Adam Trupish

Personal information
- Born: February 8, 1979 (age 47) London, Ontario, Canada

Sport
- Sport: Boxing

= Adam Trupish =

Canadian boxer

Adam Trupish (born February 8, 1979) is a Canadian welterweight (- 69 kg) division boxer. He is a two-time Olympian and was ranked 5th in the world (among welterweights) after the 2007 World Amateur Boxing Championships.

==2004 Summer Olympics==
He represented his native country at the 2004 Summer Olympics in Athens, Greece, where he was eliminated by technical knockout in the first round by Ruslan Khairov of Azerbaijan.

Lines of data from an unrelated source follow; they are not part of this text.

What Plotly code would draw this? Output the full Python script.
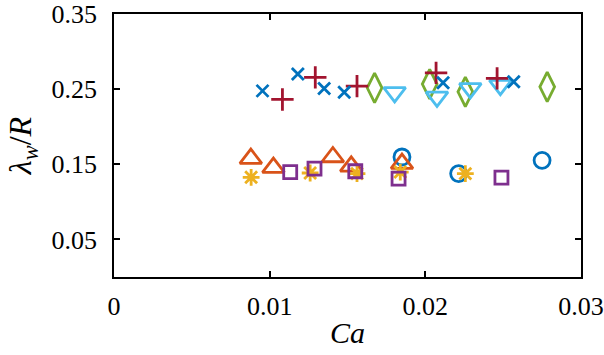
import plotly.graph_objects as go

# Data
circ_x = [0.01850, 0.02214, 0.02750]
circ_y = [0.1597, 0.1376, 0.1553]

tri_up_x = [0.00879, 0.01024, 0.01406, 0.01524, 0.01850]
tri_up_y = [0.1576, 0.1456, 0.1597, 0.1473, 0.1509]

ast_x = [0.00881, 0.01260, 0.01561, 0.01839, 0.02257]
ast_y = [0.1327, 0.1384, 0.1376, 0.1397, 0.1376]

sq_x = [0.01132, 0.01288, 0.01550, 0.01828, 0.02489]
sq_y = [0.1397, 0.1443, 0.1407, 0.1309, 0.1323]

dia_x = [0.01674, 0.02028, 0.02257, 0.02783]
dia_y = [0.2517, 0.2567, 0.2464, 0.2531]

tri_dn_x = [0.01803, 0.02075, 0.02289, 0.02482]
tri_dn_y = [0.2456, 0.2397, 0.2509, 0.2553]

plus_x = [0.01082, 0.01293, 0.01561, 0.02069, 0.02461]
plus_y = [0.2363, 0.2656, 0.2540, 0.2717, 0.2643]

xm_x = [0.00954, 0.01181, 0.01350, 0.01479, 0.02114, 0.02568]
xm_y = [0.2477, 0.2700, 0.2509, 0.2460, 0.2584, 0.2597]

x_ticks = [0, 0.01, 0.02, 0.03]
x_tick_text = ["0", "0.01", "0.02", "0.03"]
y_ticks = [0.05, 0.15, 0.25, 0.35]
y_tick_text = ["0.05", "0.15", "0.25", "0.35"]

series = [
    (circ_x, circ_y, "circle-open", 16, "#0072BD"),
    (tri_up_x, tri_up_y, "triangle-up-open", 19, "#D95319"),
    (ast_x, ast_y, "asterisk-open", 14, "#EDB120"),
    (sq_x, sq_y, "square-open", 13, "#7E2F8E"),
    (dia_x, dia_y, "diamond-tall-open", 21, "#77AC30"),
    (tri_dn_x, tri_dn_y, "triangle-down-open", 19, "#4DBEEE"),
    (plus_x, plus_y, "cross-thin-open", 16, "#A2142F"),
    (xm_x, xm_y, "x-thin-open", 12, "#0072BD"),
]

fig = go.Figure()
for xs, ys, sym, sz, col in series:
    fig.add_trace(go.Scatter(
        x=xs, y=ys, mode="markers",
        marker=dict(symbol=sym, size=sz, color=col,
                    line=dict(color=col, width=2.8)),
        showlegend=False,
    ))

axis_common = dict(
    showline=True, linecolor="black", linewidth=1.5, mirror="ticks",
    ticks="inside", ticklen=6, tickwidth=1.5, tickcolor="black",
    showgrid=False, zeroline=False, automargin=False,
    tickfont=dict(family="Liberation Serif", size=26, color="black"),
)

fig.update_xaxes(
    range=[0, 0.03], tickvals=x_ticks, ticktext=x_tick_text,
    title=dict(text="<i>Ca</i>", font=dict(family="Liberation Serif", size=30, color="black"), standoff=2),
    ticklabelstandoff=5,
    **axis_common,
)
fig.update_yaxes(
    range=[0, 0.35], tickvals=y_ticks, ticktext=y_tick_text,
    title=dict(text="<i>λ</i><sub><i>w</i></sub>/<i>R</i>", font=dict(family="Liberation Serif", size=32, color="black"), standoff=10),
    ticklabelstandoff=10,
    **axis_common,
)

fig.update_layout(
    width=604, height=355,
    margin=dict(l=114, r=23, t=14, b=78),
    paper_bgcolor="white", plot_bgcolor="white",
)

fig.write_html(
    "out.html",
    config={"displayModeBar": False},
    post_script="document.body.style.margin='0';document.body.style.overflow='hidden';",
)
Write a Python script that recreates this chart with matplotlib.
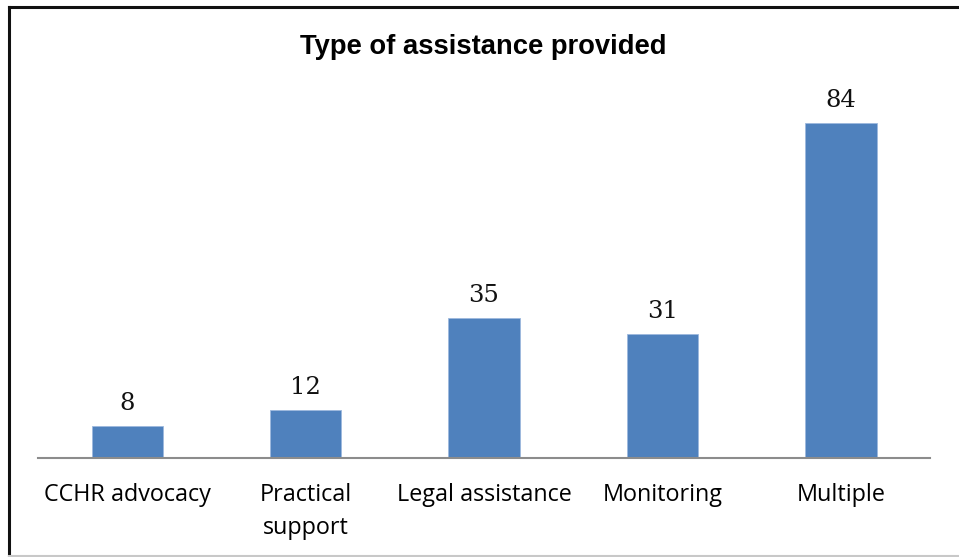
import matplotlib.pyplot as plt
from matplotlib.lines import Line2D

categories = ['CCHR advocacy', 'Practical\nsupport', 'Legal assistance', 'Monitoring', 'Multiple']
counts = [8, 12, 35, 31, 84]

bar_color = '#4F81BD'

fig = plt.figure(figsize=(9.59, 5.57), dpi=100)
ax = fig.add_axes([0.0396, 0.1786, 0.9302, 0.6427])

x = range(len(categories))
bars = ax.bar(x, counts, width=0.4, color=bar_color, edgecolor='#9DB9DE', linewidth=0.6)

for rect, val in zip(bars, counts):
    ax.annotate(str(val), (rect.get_x() + rect.get_width() / 2, rect.get_height()),
                xytext=(0, 8), textcoords='offset points', ha='center', va='bottom',
                fontsize=17.5, family='DejaVu Serif', color='#111111', annotation_clip=False)

ax.set_xlim(-0.5, len(categories) - 0.5)
ax.set_ylim(0, 90)
ax.set_xticks(list(x))
ax.set_xticklabels(categories, fontsize=16.8, family='Open Sans', linespacing=1.5)
ax.tick_params(axis='x', length=0, pad=18.5)
ax.set_yticks([])
for side in ['top', 'right', 'left']:
    ax.spines[side].set_visible(False)
ax.spines['bottom'].set_color('#8C8C8C')
ax.spines['bottom'].set_linewidth(1.5)

fig.text(0.504, 0.9156, 'Type of assistance provided', ha='center', va='center',
         fontsize=19.7, fontweight='bold', family='Liberation Sans')

# outer chart frame
fig.add_artist(Line2D([8.5 / 959, 1.0], [1 - 6.5 / 557] * 2, color='#111111', lw=2.2,
                      transform=fig.transFigure))
fig.add_artist(Line2D([8.5 / 959] * 2, [1 - 6.5 / 557, 1 - 556 / 557], color='#111111', lw=2.2,
                      transform=fig.transFigure))
fig.add_artist(Line2D([8.5 / 959, 1.0], [1 - 555.5 / 557] * 2, color='#C8C8C8', lw=1.5,
                      transform=fig.transFigure))

fig.savefig('out.png', dpi=100)
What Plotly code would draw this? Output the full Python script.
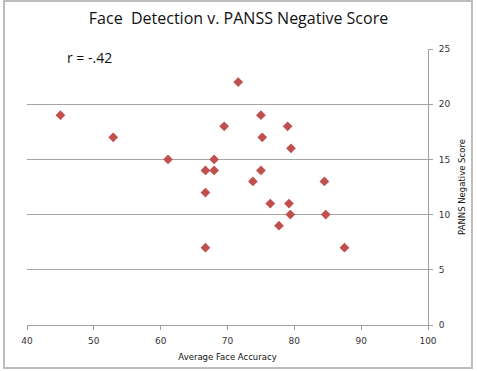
import plotly.graph_objects as go

accuracy = [45.0, 52.9, 61.1, 66.7, 66.7, 66.7, 68.0, 68.0, 69.5, 71.6, 73.8, 75.0,
            75.2, 75.0, 76.4, 77.7, 79.0, 79.5, 79.2, 79.4, 84.5, 84.7, 87.5]
panss_neg = [19, 17, 15, 14, 12, 7, 15, 14, 18, 22, 13, 19,
             17, 14, 11, 9, 18, 16, 11, 10, 13, 10, 7]
x_ticks = [40, 50, 60, 70, 80, 90, 100]
y_ticks = [0, 5, 10, 15, 20, 25]

fig = go.Figure()
fig.add_trace(go.Scatter(
    x=accuracy, y=panss_neg, mode="markers",
    marker=dict(symbol="diamond", size=7.5, color="#c0504d", line=dict(width=0)),
    showlegend=False,
))

tick_font = dict(family="DejaVu Sans", size=9, color="#333333")
fig.update_layout(
    width=477, height=371,
    margin=dict(l=27, r=49, t=49, b=46, autoexpand=False),
    paper_bgcolor="white", plot_bgcolor="white",
    title=dict(text="Face  Detection v. PANSS Negative Score",
               font=dict(family="Open Sans", size=16, color="#111111"),
               x=0.5, xref="container", xanchor="center", y=1 - 18 / 371, yanchor="middle"),
    xaxis=dict(range=[40, 100], tickvals=x_ticks, showgrid=False, zeroline=False,
               showline=True, linecolor="#a0a0a0", linewidth=1,
               ticks="outside", ticklen=4, tickcolor="#a0a0a0",
               tickfont=tick_font, ticklabelstandoff=3, automargin=False,
               title=dict(text="Average Face Accuracy",
                          font=dict(family="DejaVu Sans", size=8.5, color="#111111"),
                          standoff=9)),
    yaxis=dict(range=[0, 25], tickvals=y_ticks, side="right", showgrid=True,
               gridcolor="#a6a6a6", gridwidth=1, zeroline=False,
               showline=True, linecolor="#a0a0a0", linewidth=1,
               ticks="outside", ticklen=4, tickcolor="#a0a0a0",
               tickfont=tick_font, ticklabelstandoff=4, automargin=False,
               title=dict(text="PANNS Negative Score",
                          font=dict(family="DejaVu Sans", size=8.5, color="#111111"),
                          standoff=9)),
    annotations=[dict(text="r = -.42", x=(65 - 27) / 401, y=(325 - 57) / 276,
                      xref="paper", yref="paper", xanchor="left", yanchor="middle",
                      showarrow=False,
                      font=dict(family="Open Sans", size=14, color="#111111"))],
    shapes=[dict(type="rect", xref="paper", yref="paper",
                 x0=(4 - 27) / 401, x1=(472 - 27) / 401,
                 y0=(325 - 368) / 276, y1=(325 - 1) / 276,
                 line=dict(color="#bdbdbd", width=2), layer="below")],
)

fig.write_html("out.html", config={"displayModeBar": False},
               post_script="document.body.style.margin='0';document.body.style.padding='0';")
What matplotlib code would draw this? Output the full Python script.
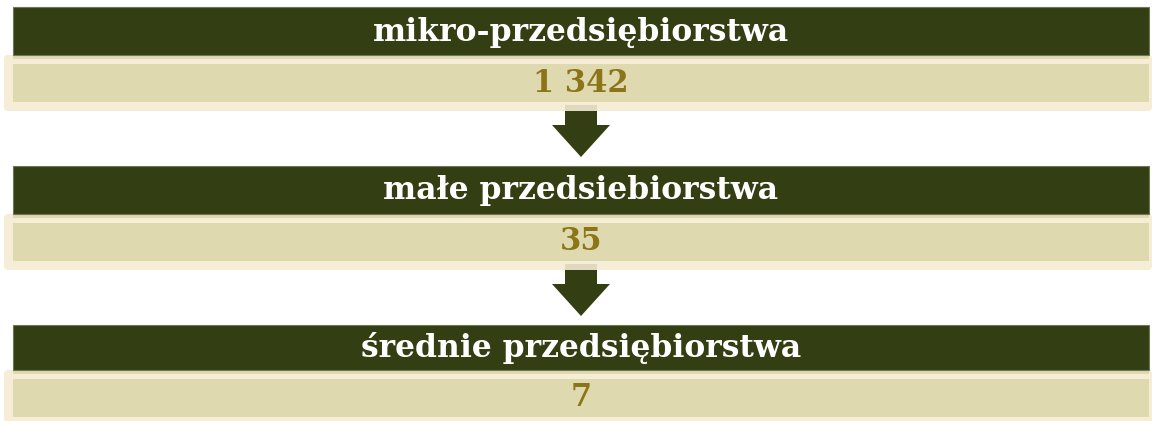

Trupish qualified for the Athens Games as a lucky semifinal loser in the second tournament in Tijuana, Mexico. He took the place of Juan McPherson (USA), finalist from the 2003 Pan American Games. However his quota was dropped by the USA Boxing Association due to unsuccessful presentation at the USA Olympic trials. Winner of those trials Vanes Martirosyan qualified for the Qualifying Tournament in Tijuana.

==2008 Summer Olympics==
Trupish was the only Canadian boxer (in any weight class) to qualify for the 2008 Summer Olympics in Beijing. The CBC projected a first-bout loss and he was, in fact, eliminated after the first bout against Bakhyt Sarsekbayev of Kazakhstan by a points loss of 20–1. Afterward, Trupish was heavily criticised in the Canadian press for his poor performance—the Edmonton Sun said he was "absolutely annihilated"—but was also given credit for giving a wake-up call to Boxing Canada. The embarrassment of seeing their only fighter soundly defeated in the first round is expected to bring attention to the need for Canada to provide better funding and training to their athletes.